It's Called Beauty Sleep for a Reason

It’s easy to believe that in order for us to create our dream bodies, it’s crucial to spend most of our time at the gym. With the age-old belief that the more you work out, the better you will look, right?


We are here to tell you, that although working out and smashing your goals at the gym is super important for your fitness routine, so is taking time for rest and recovery. Most importantly when it comes to getting a good night’s sleep.


When you take the time to rest and recover after a workout, your muscles have the ability to restore and rebuild themselves. This is due to our bodies being in their most anabolic state when asleep. Essentially, the more time you spend snoozing after a killer workout, the more chance your muscles have to repair and grow.


What does science say?


Let’s face it, you may like this idea but think that there is a fat chance (pun intended) of you somehow looking better by just increasing your snooze reps. Well, we are here to make your day a whole lot brighter by saying, science is backing us up on this one.
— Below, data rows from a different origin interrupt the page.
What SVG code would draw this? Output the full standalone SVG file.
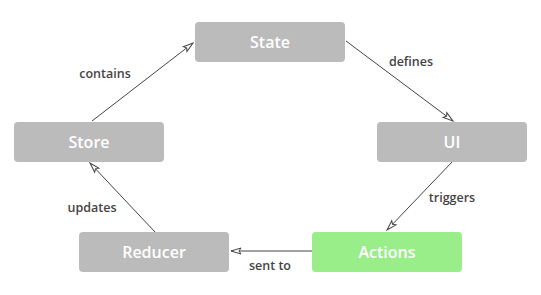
<svg xmlns="http://www.w3.org/2000/svg" width="541" height="295" viewBox="0 0 541 295">
<style>
.box{fill:#bbbbbb}
.act{fill:#99ee8a}
.nt{font-family:"Open Sans",Lato,sans-serif;font-size:16px;font-weight:600;fill:#ffffff;text-anchor:middle;dominant-baseline:central}
.lb{font-family:"Open Sans",Lato,sans-serif;font-size:12.5px;font-weight:600;fill:#444444;text-anchor:middle}
.ln{stroke:#444444;stroke-width:1;fill:none;marker-end:url(#ah)}
</style>
<defs>
<marker id="ah" viewBox="0 0 12 8" refX="11" refY="4" markerWidth="12" markerHeight="8" markerUnits="userSpaceOnUse" orient="auto">
<path d="M1,1 L11,4 L1,7 L3,4 Z" fill="#ffffff" stroke="#444444" stroke-width="1"/>
</marker>
</defs>
<rect width="541" height="295" fill="#ffffff"/>
<g id="connectors">
<line class="ln" x1="92" y1="121" x2="193" y2="43"/>
<line class="ln" x1="346" y1="41" x2="453" y2="121"/>
<line class="ln" x1="453" y1="161" x2="387" y2="230"/>
<line class="ln" x1="312" y1="251" x2="231" y2="251"/>
<line class="ln" x1="155" y1="232" x2="90" y2="163"/>
<text class="lb" x="105" y="78">contains</text>
<text class="lb" x="411" y="66">defines</text>
<text class="lb" x="452" y="202">triggers</text>
<text class="lb" x="92" y="212">updates</text>
<text class="lb" x="270" y="270">sent to</text>
</g>
<g id="state"><rect class="box" x="195" y="22" width="150" height="40" rx="4"/><text class="nt" x="270" y="42">State</text></g>
<g id="store"><rect class="box" x="14" y="122" width="150" height="40" rx="4"/><text class="nt" x="89" y="142">Store</text></g>
<g id="ui"><rect class="box" x="377" y="122" width="150" height="40" rx="4"/><text class="nt" x="452" y="142">UI</text></g>
<g id="reducer"><rect class="box" x="79" y="232" width="150" height="40" rx="4"/><text class="nt" x="154" y="252">Reducer</text></g>
<g id="actions"><rect class="act" x="312" y="232" width="150" height="40" rx="4"/><text class="nt" x="387" y="252">Actions</text></g>
</svg>
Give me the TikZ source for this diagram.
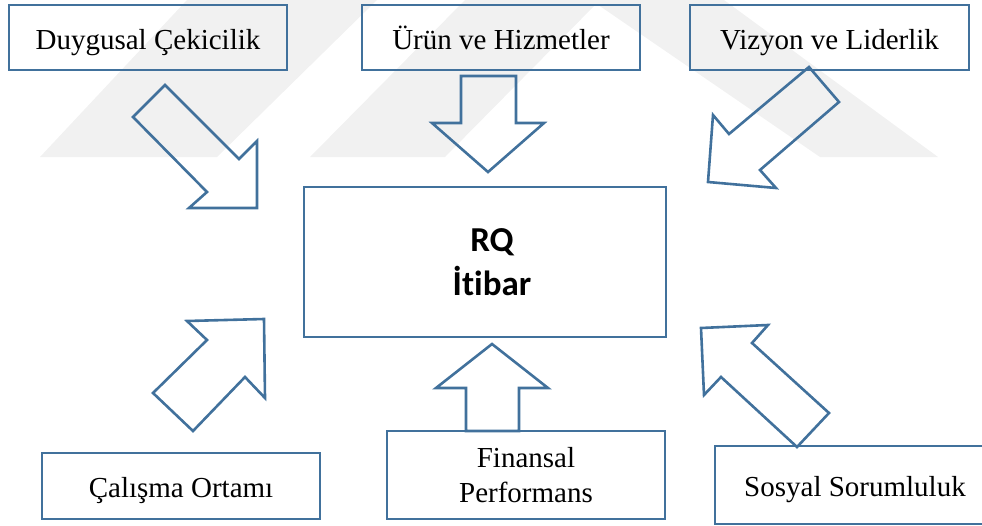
\documentclass[tikz,border=0pt]{standalone}
\usepackage{fontspec}
\setmainfont{Liberation Serif}
\newfontfamily\rqfont[Ligatures=NoCommon]{Carlito}
\definecolor{edge}{HTML}{41719C}
\definecolor{wmark}{gray}{0.945}
\begin{document}
\begin{tikzpicture}[x=1pt,y=-1pt,
  box/.style={draw=edge, line width=2.6pt, inner sep=0pt, align=center,
    font=\fontsize{29}{35}\selectfont},
  oneline/.style={text height=23pt, text depth=0pt},
  blockarrow/.style={draw=edge, line width=2.6pt, line join=miter},
  band/.style={fill=wmark, draw=none}]
\useasboundingbox (0,0) rectangle (982,525);
\clip (0,0) rectangle (982,525);

% faint background bands
\fill[band] (40,157) -- (217,157) -- (377,0) -- (187,0) -- cycle;
\fill[band] (310,157) -- (445,157) -- (600,0) -- (465,0) -- cycle;
\fill[band] (591,0) -- (724,0) -- (938,157) -- (820,157) -- cycle;

% central box and its title
\node[box, minimum width=362pt, minimum height=150pt] (rq) at (485,262) {};
\node[align=center, inner sep=0pt, font=\rqfont\bfseries\fontsize{35}{44}\selectfont]
  (rqtext) at ([xshift=7pt]rq.center) {RQ\\İtibar};

% surrounding factors
\node[box, oneline, minimum width=278pt, minimum height=65pt] (duygu)   at (148,37.5)  {Duygusal Çekicilik};
\node[box, oneline, minimum width=278pt, minimum height=65pt] (urun)    at (501,37.5)  {Ürün ve Hizmetler};
\node[box, oneline, minimum width=279pt, minimum height=65pt] (vizyon)  at (829.5,37.5) {Vizyon ve Liderlik};
\node[box, oneline, minimum width=278pt, minimum height=66pt] (calisma) at (181,486)   {Çalışma Ortamı};
\node[box, minimum width=278pt, minimum height=88pt] (finans)  at (526,475)   {Finansal\\Performans};
\node[box, oneline, minimum width=280pt, minimum height=78pt] (sosyal)  at (855,485)   {Sosyal Sorumluluk};

% block arrows pointing at the central box
\draw[blockarrow] (165,85) -- (239,159) -- (257,141) -- (257,208) -- (189,208) -- (207,192) -- (133,117) -- cycle;
\draw[blockarrow] (461,76) -- (516,76) -- (516,123) -- (544,123) -- (488,172) -- (432,123) -- (461,123) -- cycle;
\draw[blockarrow] (809,67) -- (839,102) -- (760,170) -- (776,188) -- (708,182) -- (713,115) -- (729,134) -- cycle;
\draw[blockarrow] (187,321) -- (264,319) -- (265,398) -- (245,377) -- (193,431) -- (153,393) -- (207,340) -- cycle;
\draw[blockarrow] (492,344) -- (548,388) -- (519,388) -- (519,431) -- (466,431) -- (466,388) -- (436,388) -- cycle;
\draw[blockarrow] (701,328) -- (768,325) -- (752,343) -- (829,413) -- (797,447) -- (721,377) -- (704,395) -- cycle;
\end{tikzpicture}
\end{document}
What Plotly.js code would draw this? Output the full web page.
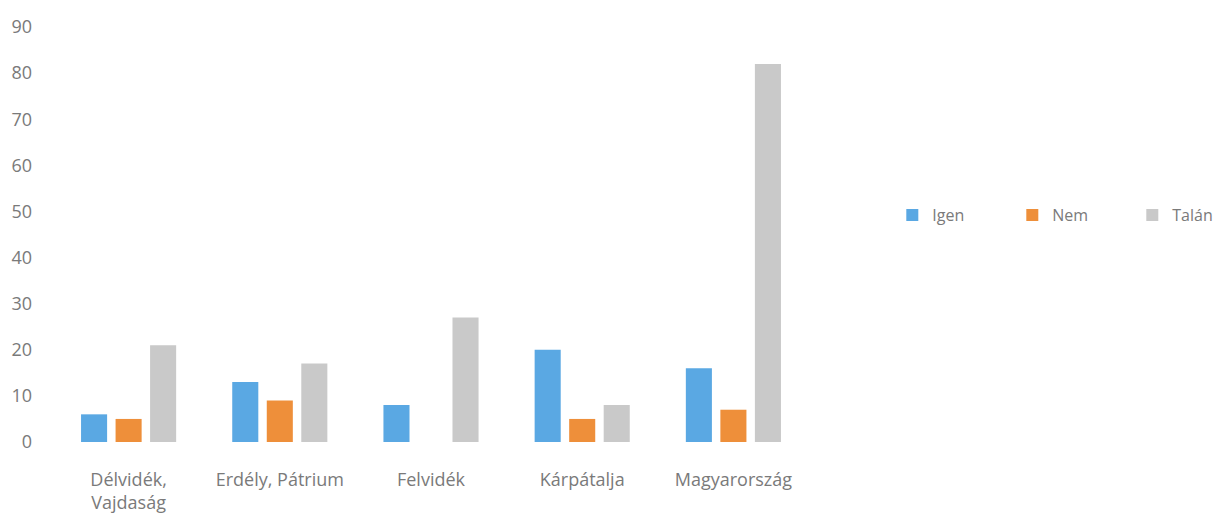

University of Chicago researchers say that sleep deprivation makes you “metabolically groggy". Studies have now proven that people who get less than 6 hours of sleep a night can have significant problems with their insulin resistance. Which can have a direct impact on weight gain, along with other unpleasant diseases such as Type II diabetes.


Not to mention, this article from the Journal of Psychiatry & Neuroscience explains that sleep deprivation has been found to significantly inhibit the body's growth hormone which is responsible for regulating our metabolism along with fat and muscle development.


If that wasn’t enough, not getting enough sleep has been directly connected with making us hungry. Especially for the foods that are bad for us. Think about it, when you’re tired at work, you’re more likely to grab that bag of chips or cupcake at the local cafe around the corner. Why? Because lack of sleep affects two hormones in particular, Ghrelin and Leptin.


Michael Breus, PhD, author of Beauty Sleep states that “Ghrelin is the ‘go’ hormone that tells you when to eat, and when you are sleep-deprived, you have more ghrelin. Whereas Leptin is the hormone that tells you to stop eating, and when you are sleep deprived, you have less leptin.”

 

The solution?


Make sleep a priority -- Usually most people will require 7-9 hours of quality sleep each night. If you’re someone who needs a coffee to feel awake in the morning, you probably need an extra hour or two of sleep instead.


Give yourself time to unwind at the end of each day, remove all electrical devices and get into a sleep routine that is consistent. Invest in quality pillows and bedding to help you feel comfortable and supported all night. Because if we want to look our best and achieve our best, it all starts in the bedroom.